# Rheem 9 yr old 3 ton heat pump not heating - Fixed



## bspratt22 (20 d ago)

a little background: 3 weeks ago it was hot here and we lost a/c however the blower fan would not turn off. Had 2 a/c guys tell me the blower motor (x13) was bad and quoted over $900. I replaced it for $300 however the compressor still would not start. Thankfully I had also purchased the blower controller board off ebay prior and had a spare Sensi smart wifi thermostat in the garage. The 3rd a/c guy got it working by replacing the controller board, thermostat AND said one of the wires was incorrect (I was not here and did not see which one). Was happy to have a/c again. Now 3 weeks later we get some cold weather and I notice the heat pump never turns on but the house is comfortable because the blower and heat strips are doing their job. Thankful to have heat however those strips only make Duke energy happy. Today I dug in a little further and found: (hard freeze last night and tonight the high 43 for both days) the Sensi thermostat app was configured for outdoor = A/C and not H/P. After correcting this the inside "cooling" setting was set to gas which I changed to electric. This then caused the heat pump to start. However, the air coming out felt cold and the temp was dropping inside. Wish I had taken the temp but did not find my temp pointer gun until later. Here is the wiring behind the thermostat: RH, O/B, Y,G,C and W2* on r hand side small block. Just for fun I reinstalled the thermostat and the app told me the W2 wire needed to be in the W/E position on the left side block. I moved it. After turning heat pump back on the air felt warmer (measured at 70-71) 43 outside but strangely did not seem to warm the home (inside temp 65); perhaps I did not wait long enough; the temp dropped a degree or 2 and after 15 min I turned off and went back to Aux heat temporarily. Other app settings were "indoor stages" were set to 2; I changed to 1. The "outdoor stage" was and 1 and still is. Before calling out the A/C tech again does anyone have thoughts? The A/C worked great when it was hot outside, what should the inside temp be coming out of registers when outside temp is 43? Could the wiring and/or config still be incorrect here? Thanks in advance for any ideas - Bill


----------



## bspratt22 (20 d ago)

bspratt22 said:


> a little background: 3 weeks ago it was hot here and we lost a/c however the blower fan would not turn off. Had 2 a/c guys tell me the blower motor (x13) was bad and quoted over $900. I replaced it for $300 however the compressor still would not start. Thankfully I had also purchased the blower controller board off ebay prior and had a spare Sensi smart wifi thermostat in the garage. The 3rd a/c guy got it working by replacing the controller board, thermostat AND said one of the wires was incorrect (I was not here and did not see which one). Was happy to have a/c again. Now 3 weeks later we get some cold weather and I notice the heat pump never turns on but the house is comfortable because the blower and heat strips are doing their job.
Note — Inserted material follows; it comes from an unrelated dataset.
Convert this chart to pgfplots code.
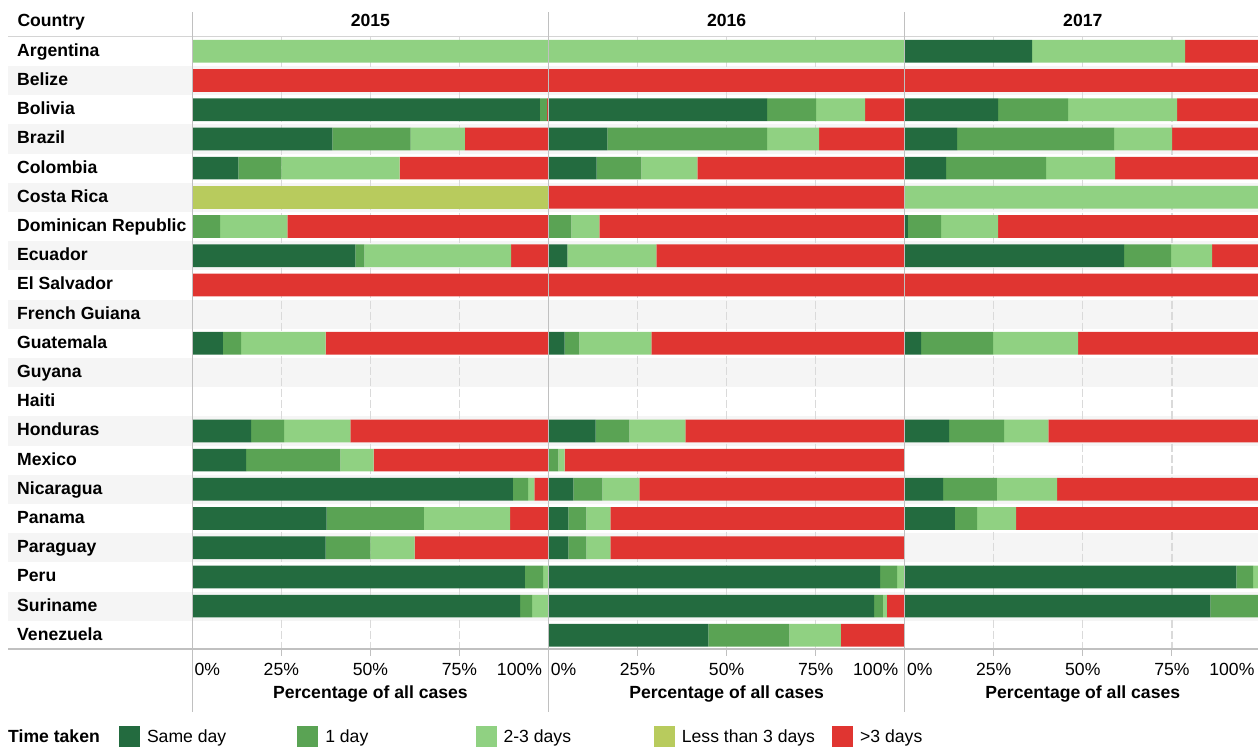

Thankful to have heat however those strips only make Duke energy happy. Today I dug in a little further and found: (hard freeze last night and tonight the high 43 for both days) the Sensi thermostat app was configured for outdoor = A/C and not H/P. After correcting this the inside "cooling" setting was set to gas which I changed to electric. This then caused the heat pump to start. However, the air coming out felt cold and the temp was dropping inside. Wish I had taken the temp but did not find my temp pointer gun until later. Here is the wiring behind the thermostat: RH, O/B, Y,G,C and W2* on r hand side small block. Just for fun I reinstalled the thermostat and the app told me the W2 wire needed to be in the W/E position on the left side block. I moved it. After turning heat pump back on the air felt warmer (measured at 70-71) 43 outside but strangely did not seem to warm the home (inside temp 65); perhaps I did not wait long enough; the temp dropped a degree or 2 and after 15 min I turned off and went back to Aux heat temporarily. Other app settings were "indoor stages" were set to 2; I changed to 1. The "outdoor stage" was and 1 and still is. Before calling out the A/C tech again does anyone have thoughts? The A/C worked great when it was hot outside, what should the inside temp be coming out of registers when outside temp is 43? Could the wiring and/or config still be incorrect here? Thanks in advance for any ideas - Bill


I know this post was long and sort of rambling - Now included is the wiring positions to the Sensi; so I moved the wire from r-hand side small block W2* to left side W/E and the air seemed to be not cold nor hot. Before on the W2* side the air was cold when the heat pump was on. Does anyone know if this is right or wrong or if it even should make a difference? Thanks - Bill


----------



## bspratt22 (20 d ago)

FIXED - it was working exactly in reverse; when the heat was on it was blowing cold and vice/versa. In the thermostat you can change the reversing valve setting with the "b" and "o". In my case I changed the "o" to a "b" and problem solved! Hopefully this helps someone else. ST-55 Sensi smart wifi thermostat


----------